Secondly, there is the metadata repository. Whenever metadata is captured through any of the three approaches, it should be stored in a central repository. This will drive consistency and prevent duplication. For example, say that a system-driven effort mapped out the metadata for a customer master system. Later, a use case-driven approach starting with a marketing use case identifies this customer master as a feeding system. Instead of creating a new, duplicate entry (and re-populating all of its metadata), the existing customer master system can just be referenced. A metadata repository can be instantiated through a combination of a data catalog, data dictionary, and business glossary.
Roles
To enable effective data management and to reach that plane where the three spheres interact, it helps to understand the people dimension, because in the end, specifically driving adoption, it’s all about people. The figure below presents a view of key roles and where they typically operate.
Instead of elaborating on each role, let me call out a few key insights:
- Three roles, by their very definition, should drive the bringing together of the three spheres more than any others: the chief data officer, data architect, and data product owner. The CDO does this at a strategic level — they have the power to articulate why it is critical to get to the center of the figure, educate leadership, and engage executives to drive change and a data-driven mindset. The data architect can do this at a more granular, solution-specific level. For new transformations, they can ensure that for given use cases, the right data is consumed from the right places. As for the data product owner, I will come back to this in a bit more detail further below.
- Several roles are predominantly operating in a single sphere. Examples are database engineers and business analysts. These roles are specifically important to consider, as they might not naturally venture outside of their respective spheres, yet they are critical for the overall framework to drive value. Taking business analysts as an example, they are critical to derive requirements for the data for respective use cases and to drive the ultimate value creation, as their analyses should be conducted on the right data from the right source.
- Like any model or figure, this is a simplification of reality.
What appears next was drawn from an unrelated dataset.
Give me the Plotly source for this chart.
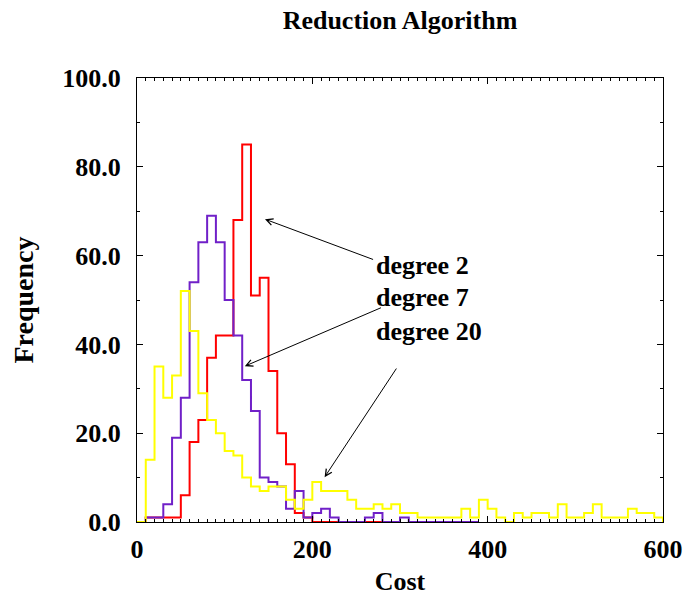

For example, technically, any (good) Data Quality analyst would not create Data Quality rules without considering the intended use of the data; after all, Data Quality is the evaluation of fitness of data for specific use cases. But in reality, they are mostly operating on the plane between Data Modeling (identifying data elements and creating corresponding business and Data Quality requirements) and systems (implementing for data in given systems).
Connection to Data Products
More than any other data concept, data products embody what it entails to get to the center of the figure where the three spheres overlap. A data product typically consists of a single system that contains data and insights for a given data domain, and it functions as a reusable data asset that has been designed to serve specifically identified consuming use cases. It is where systems, Data Modeling, and business processes come together.
This is why the data product owner was placed in the center of the figure, and why establishing an approach around these strategic data assets can accelerate an organization’s journey to unlock value.
Conclusion
In summary, effective (meta-)data management requires the integration of information from three spheres: physical systems, Data Modeling, and business processes and use cases. This unlocks the insights and value creation that Data Management can generate. For those organizations that have not sufficiently succeeded in connecting these spheres to access their potential benefits, utilizing a data product approach can kickstart the journey.